Task details: The records below are to be copied word for word, with every picture left out.

** START The data **

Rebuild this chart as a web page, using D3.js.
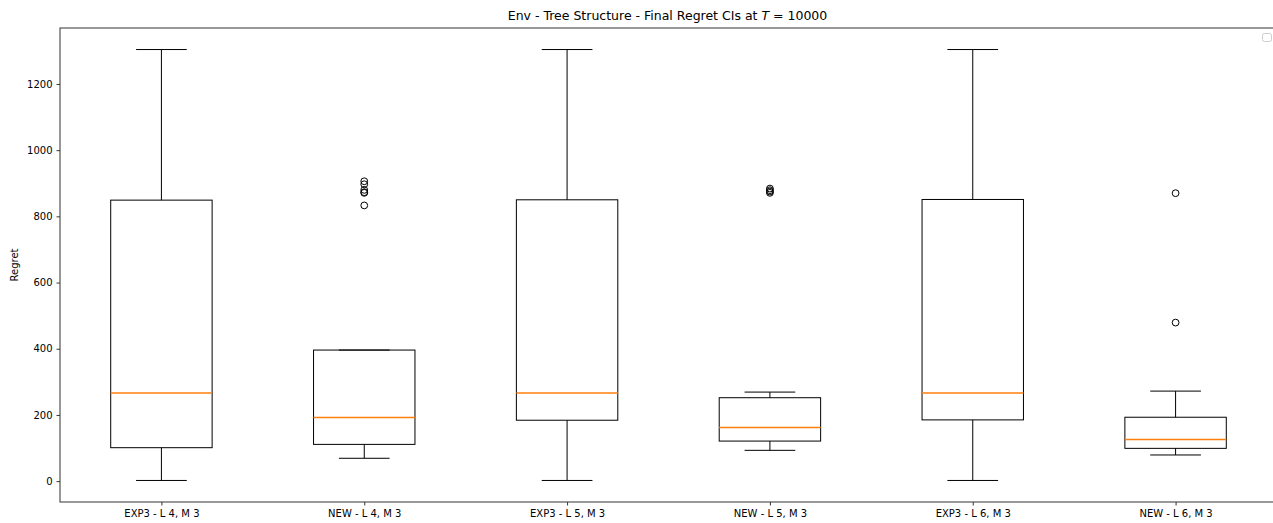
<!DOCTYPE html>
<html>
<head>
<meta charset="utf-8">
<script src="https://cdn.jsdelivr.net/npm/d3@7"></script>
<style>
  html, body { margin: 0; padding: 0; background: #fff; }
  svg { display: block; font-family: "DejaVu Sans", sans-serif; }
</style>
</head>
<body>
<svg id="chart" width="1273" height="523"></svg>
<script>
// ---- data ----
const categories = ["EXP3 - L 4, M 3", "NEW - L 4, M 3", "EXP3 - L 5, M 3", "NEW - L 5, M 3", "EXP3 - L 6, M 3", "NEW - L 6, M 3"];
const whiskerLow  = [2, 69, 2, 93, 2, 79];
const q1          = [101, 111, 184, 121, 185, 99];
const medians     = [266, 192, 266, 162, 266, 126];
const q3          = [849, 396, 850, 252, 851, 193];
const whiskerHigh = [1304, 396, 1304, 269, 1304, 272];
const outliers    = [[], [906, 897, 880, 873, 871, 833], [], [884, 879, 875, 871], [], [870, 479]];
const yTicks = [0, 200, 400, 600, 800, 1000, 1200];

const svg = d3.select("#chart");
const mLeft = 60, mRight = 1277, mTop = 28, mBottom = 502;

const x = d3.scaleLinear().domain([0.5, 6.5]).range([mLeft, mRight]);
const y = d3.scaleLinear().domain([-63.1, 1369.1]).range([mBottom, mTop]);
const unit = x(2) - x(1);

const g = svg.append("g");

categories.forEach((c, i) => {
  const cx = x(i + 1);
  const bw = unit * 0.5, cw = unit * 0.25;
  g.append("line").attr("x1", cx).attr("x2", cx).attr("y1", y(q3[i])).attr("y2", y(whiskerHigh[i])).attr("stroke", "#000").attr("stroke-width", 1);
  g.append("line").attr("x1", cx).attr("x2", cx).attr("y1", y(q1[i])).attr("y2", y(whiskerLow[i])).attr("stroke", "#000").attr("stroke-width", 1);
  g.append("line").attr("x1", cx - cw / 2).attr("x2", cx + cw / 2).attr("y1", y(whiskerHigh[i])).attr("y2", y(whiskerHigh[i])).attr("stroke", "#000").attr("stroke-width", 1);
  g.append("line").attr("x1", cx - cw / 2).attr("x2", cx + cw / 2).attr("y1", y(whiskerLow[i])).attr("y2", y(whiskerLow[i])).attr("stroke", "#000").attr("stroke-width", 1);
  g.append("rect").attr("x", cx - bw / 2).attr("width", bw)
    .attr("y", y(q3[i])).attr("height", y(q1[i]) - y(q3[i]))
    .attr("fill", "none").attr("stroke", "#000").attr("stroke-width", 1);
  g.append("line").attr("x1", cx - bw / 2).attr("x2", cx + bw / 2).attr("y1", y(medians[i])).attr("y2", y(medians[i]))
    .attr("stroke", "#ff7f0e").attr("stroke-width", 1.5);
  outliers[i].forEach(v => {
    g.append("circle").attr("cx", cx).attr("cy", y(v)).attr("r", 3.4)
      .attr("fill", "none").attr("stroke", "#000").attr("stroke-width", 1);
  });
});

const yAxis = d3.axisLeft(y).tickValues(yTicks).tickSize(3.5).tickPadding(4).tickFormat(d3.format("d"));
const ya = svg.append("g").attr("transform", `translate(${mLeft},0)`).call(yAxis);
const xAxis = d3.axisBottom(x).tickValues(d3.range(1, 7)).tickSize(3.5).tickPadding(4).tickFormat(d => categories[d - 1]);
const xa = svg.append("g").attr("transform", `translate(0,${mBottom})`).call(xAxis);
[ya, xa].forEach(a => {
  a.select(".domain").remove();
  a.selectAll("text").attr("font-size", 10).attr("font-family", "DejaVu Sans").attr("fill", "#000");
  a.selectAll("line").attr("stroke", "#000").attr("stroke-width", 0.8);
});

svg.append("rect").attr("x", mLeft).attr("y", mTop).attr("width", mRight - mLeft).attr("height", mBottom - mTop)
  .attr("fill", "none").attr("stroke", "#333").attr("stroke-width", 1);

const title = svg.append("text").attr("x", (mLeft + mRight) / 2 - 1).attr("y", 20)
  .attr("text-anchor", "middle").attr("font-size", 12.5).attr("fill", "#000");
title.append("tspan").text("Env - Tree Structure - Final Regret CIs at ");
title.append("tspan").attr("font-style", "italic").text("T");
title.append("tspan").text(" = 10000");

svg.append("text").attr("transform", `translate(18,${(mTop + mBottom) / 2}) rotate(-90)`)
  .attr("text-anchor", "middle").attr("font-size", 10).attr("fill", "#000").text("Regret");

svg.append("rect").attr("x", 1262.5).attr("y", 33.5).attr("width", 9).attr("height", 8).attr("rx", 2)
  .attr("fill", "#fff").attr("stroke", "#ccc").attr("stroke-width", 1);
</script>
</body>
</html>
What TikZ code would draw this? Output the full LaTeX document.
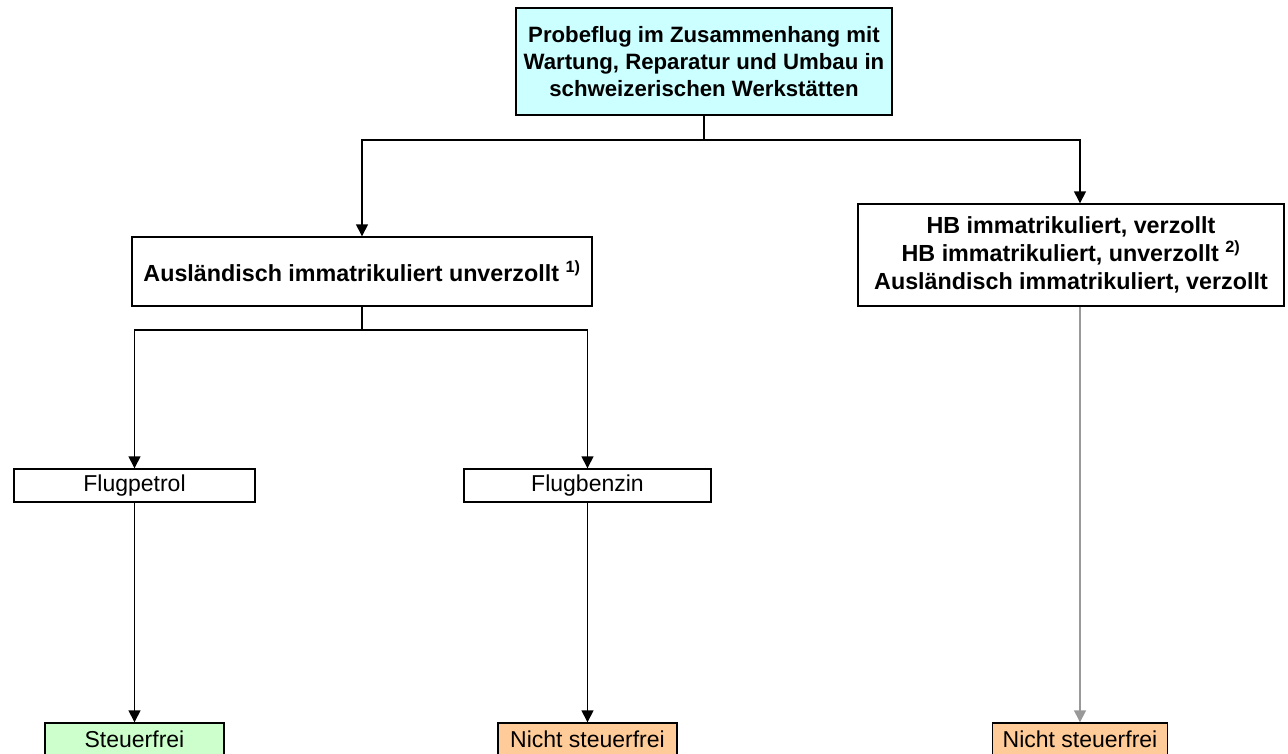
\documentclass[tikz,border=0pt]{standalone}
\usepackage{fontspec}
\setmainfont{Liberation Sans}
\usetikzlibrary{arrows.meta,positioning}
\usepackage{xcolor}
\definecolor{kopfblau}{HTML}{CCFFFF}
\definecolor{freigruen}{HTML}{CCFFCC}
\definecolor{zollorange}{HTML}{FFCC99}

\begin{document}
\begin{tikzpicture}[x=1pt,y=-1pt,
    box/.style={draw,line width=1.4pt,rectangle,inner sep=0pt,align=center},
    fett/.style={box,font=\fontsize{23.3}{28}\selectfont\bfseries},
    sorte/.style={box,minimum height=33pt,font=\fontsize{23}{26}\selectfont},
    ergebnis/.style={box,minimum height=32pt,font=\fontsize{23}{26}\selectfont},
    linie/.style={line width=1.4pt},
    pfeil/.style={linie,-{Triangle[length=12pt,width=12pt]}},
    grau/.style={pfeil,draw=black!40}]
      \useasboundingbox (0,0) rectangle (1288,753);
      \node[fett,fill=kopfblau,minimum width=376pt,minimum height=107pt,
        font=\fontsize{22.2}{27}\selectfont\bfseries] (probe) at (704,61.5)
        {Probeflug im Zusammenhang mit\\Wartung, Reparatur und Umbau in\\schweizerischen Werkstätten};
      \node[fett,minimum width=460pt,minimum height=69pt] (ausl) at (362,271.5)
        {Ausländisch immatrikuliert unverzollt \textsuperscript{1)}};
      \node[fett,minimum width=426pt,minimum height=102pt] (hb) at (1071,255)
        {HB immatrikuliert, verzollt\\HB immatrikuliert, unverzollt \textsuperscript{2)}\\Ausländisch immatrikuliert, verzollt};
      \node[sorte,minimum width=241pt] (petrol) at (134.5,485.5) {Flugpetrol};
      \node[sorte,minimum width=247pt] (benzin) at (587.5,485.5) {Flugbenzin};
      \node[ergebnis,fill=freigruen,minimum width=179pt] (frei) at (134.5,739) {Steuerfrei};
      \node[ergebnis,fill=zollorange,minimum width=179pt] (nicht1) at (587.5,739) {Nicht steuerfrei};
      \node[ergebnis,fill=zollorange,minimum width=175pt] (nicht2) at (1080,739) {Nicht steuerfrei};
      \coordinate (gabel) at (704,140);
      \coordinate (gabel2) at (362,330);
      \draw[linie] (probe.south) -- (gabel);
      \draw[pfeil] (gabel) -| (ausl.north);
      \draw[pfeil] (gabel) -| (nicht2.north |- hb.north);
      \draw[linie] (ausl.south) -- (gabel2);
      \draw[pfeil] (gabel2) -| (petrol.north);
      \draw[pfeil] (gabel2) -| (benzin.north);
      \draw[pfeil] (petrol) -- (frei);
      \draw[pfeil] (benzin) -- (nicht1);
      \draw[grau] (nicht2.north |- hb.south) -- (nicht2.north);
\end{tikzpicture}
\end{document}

** END The data **

Exercise answer:
Rebuild this chart as a web page, using D3.js.
<!DOCTYPE html>
<html>
<head>
<meta charset="utf-8">
<script src="https://cdn.jsdelivr.net/npm/d3@7"></script>
<style>
  html, body { margin: 0; padding: 0; background: #fff; }
  svg { display: block; font-family: "DejaVu Sans", sans-serif; }
</style>
</head>
<body>
<svg id="chart" width="1273" height="523"></svg>
<script>
// ---- data ----
const categories = ["EXP3 - L 4, M 3", "NEW - L 4, M 3", "EXP3 - L 5, M 3", "NEW - L 5, M 3", "EXP3 - L 6, M 3", "NEW - L 6, M 3"];
const whiskerLow  = [2, 69, 2, 93, 2, 79];
const q1          = [101, 111, 184, 121, 185, 99];
const medians     = [266, 192, 266, 162, 266, 126];
const q3          = [849, 396, 850, 252, 851, 193];
const whiskerHigh = [1304, 396, 1304, 269, 1304, 272];
const outliers    = [[], [906, 897, 880, 873, 871, 833], [], [884, 879, 875, 871], [], [870, 479]];
const yTicks = [0, 200, 400, 600, 800, 1000, 1200];

const svg = d3.select("#chart");
const mLeft = 60, mRight = 1277, mTop = 28, mBottom = 502;

const x = d3.scaleLinear().domain([0.5, 6.5]).range([mLeft, mRight]);
const y = d3.scaleLinear().domain([-63.1, 1369.1]).range([mBottom, mTop]);
const unit = x(2) - x(1);

const g = svg.append("g");

categories.forEach((c, i) => {
  const cx = x(i + 1);
  const bw = unit * 0.5, cw = unit * 0.25;
  g.append("line").attr("x1", cx).attr("x2", cx).attr("y1", y(q3[i])).attr("y2", y(whiskerHigh[i])).attr("stroke", "#000").attr("stroke-width", 1);
  g.append("line").attr("x1", cx).attr("x2", cx).attr("y1", y(q1[i])).attr("y2", y(whiskerLow[i])).attr("stroke", "#000").attr("stroke-width", 1);
  g.append("line").attr("x1", cx - cw / 2).attr("x2", cx + cw / 2).attr("y1", y(whiskerHigh[i])).attr("y2", y(whiskerHigh[i])).attr("stroke", "#000").attr("stroke-width", 1);
  g.append("line").attr("x1", cx - cw / 2).attr("x2", cx + cw / 2).attr("y1", y(whiskerLow[i])).attr("y2", y(whiskerLow[i])).attr("stroke", "#000").attr("stroke-width", 1);
  g.append("rect").attr("x", cx - bw / 2).attr("width", bw)
    .attr("y", y(q3[i])).attr("height", y(q1[i]) - y(q3[i]))
    .attr("fill", "none").attr("stroke", "#000").attr("stroke-width", 1);
  g.append("line").attr("x1", cx - bw / 2).attr("x2", cx + bw / 2).attr("y1", y(medians[i])).attr("y2", y(medians[i]))
    .attr("stroke", "#ff7f0e").attr("stroke-width", 1.5);
  outliers[i].forEach(v => {
    g.append("circle").attr("cx", cx).attr("cy", y(v)).attr("r", 3.4)
      .attr("fill", "none").attr("stroke", "#000").attr("stroke-width", 1);
  });
});

const yAxis = d3.axisLeft(y).tickValues(yTicks).tickSize(3.5).tickPadding(4).tickFormat(d3.format("d"));
const ya = svg.append("g").attr("transform", `translate(${mLeft},0)`).call(yAxis);
const xAxis = d3.axisBottom(x).tickValues(d3.range(1, 7)).tickSize(3.5).tickPadding(4).tickFormat(d => categories[d - 1]);
const xa = svg.append("g").attr("transform", `translate(0,${mBottom})`).call(xAxis);
[ya, xa].forEach(a => {
  a.select(".domain").remove();
  a.selectAll("text").attr("font-size", 10).attr("font-family", "DejaVu Sans").attr("fill", "#000");
  a.selectAll("line").attr("stroke", "#000").attr("stroke-width", 0.8);
});

svg.append("rect").attr("x", mLeft).attr("y", mTop).attr("width", mRight - mLeft).attr("height", mBottom - mTop)
  .attr("fill", "none").attr("stroke", "#333").attr("stroke-width", 1);

const title = svg.append("text").attr("x", (mLeft + mRight) / 2 - 1).attr("y", 20)
  .attr("text-anchor", "middle").attr("font-size", 12.5).attr("fill", "#000");
title.append("tspan").text("Env - Tree Structure - Final Regret CIs at ");
title.append("tspan").attr("font-style", "italic").text("T");
title.append("tspan").text(" = 10000");

svg.append("text").attr("transform", `translate(18,${(mTop + mBottom) / 2}) rotate(-90)`)
  .attr("text-anchor", "middle").attr("font-size", 10).attr("fill", "#000").text("Regret");

svg.append("rect").attr("x", 1262.5).attr("y", 33.5).attr("width", 9).attr("height", 8).attr("rx", 2)
  .attr("fill", "#fff").attr("stroke", "#ccc").attr("stroke-width", 1);
</script>
</body>
</html>
What TikZ code would draw this? Output the full LaTeX document.
\documentclass[tikz,border=0pt]{standalone}
\usepackage{fontspec}
\setmainfont{Liberation Sans}
\usetikzlibrary{arrows.meta,positioning}
\usepackage{xcolor}
\definecolor{kopfblau}{HTML}{CCFFFF}
\definecolor{freigruen}{HTML}{CCFFCC}
\definecolor{zollorange}{HTML}{FFCC99}

\begin{document}
\begin{tikzpicture}[x=1pt,y=-1pt,
    box/.style={draw,line width=1.4pt,rectangle,inner sep=0pt,align=center},
    fett/.style={box,font=\fontsize{23.3}{28}\selectfont\bfseries},
    sorte/.style={box,minimum height=33pt,font=\fontsize{23}{26}\selectfont},
    ergebnis/.style={box,minimum height=32pt,font=\fontsize{23}{26}\selectfont},
    linie/.style={line width=1.4pt},
    pfeil/.style={linie,-{Triangle[length=12pt,width=12pt]}},
    grau/.style={pfeil,draw=black!40}]
      \useasboundingbox (0,0) rectangle (1288,753);
      \node[fett,fill=kopfblau,minimum width=376pt,minimum height=107pt,
        font=\fontsize{22.2}{27}\selectfont\bfseries] (probe) at (704,61.5)
        {Probeflug im Zusammenhang mit\\Wartung, Reparatur und Umbau in\\schweizerischen Werkstätten};
      \node[fett,minimum width=460pt,minimum height=69pt] (ausl) at (362,271.5)
        {Ausländisch immatrikuliert unverzollt \textsuperscript{1)}};
      \node[fett,minimum width=426pt,minimum height=102pt] (hb) at (1071,255)
        {HB immatrikuliert, verzollt\\HB immatrikuliert, unverzollt \textsuperscript{2)}\\Ausländisch immatrikuliert, verzollt};
      \node[sorte,minimum width=241pt] (petrol) at (134.5,485.5) {Flugpetrol};
      \node[sorte,minimum width=247pt] (benzin) at (587.5,485.5) {Flugbenzin};
      \node[ergebnis,fill=freigruen,minimum width=179pt] (frei) at (134.5,739) {Steuerfrei};
      \node[ergebnis,fill=zollorange,minimum width=179pt] (nicht1) at (587.5,739) {Nicht steuerfrei};
      \node[ergebnis,fill=zollorange,minimum width=175pt] (nicht2) at (1080,739) {Nicht steuerfrei};
      \coordinate (gabel) at (704,140);
      \coordinate (gabel2) at (362,330);
      \draw[linie] (probe.south) -- (gabel);
      \draw[pfeil] (gabel) -| (ausl.north);
      \draw[pfeil] (gabel) -| (nicht2.north |- hb.north);
      \draw[linie] (ausl.south) -- (gabel2);
      \draw[pfeil] (gabel2) -| (petrol.north);
      \draw[pfeil] (gabel2) -| (benzin.north);
      \draw[pfeil] (petrol) -- (frei);
      \draw[pfeil] (benzin) -- (nicht1);
      \draw[grau] (nicht2.north |- hb.south) -- (nicht2.north);
\end{tikzpicture}
\end{document}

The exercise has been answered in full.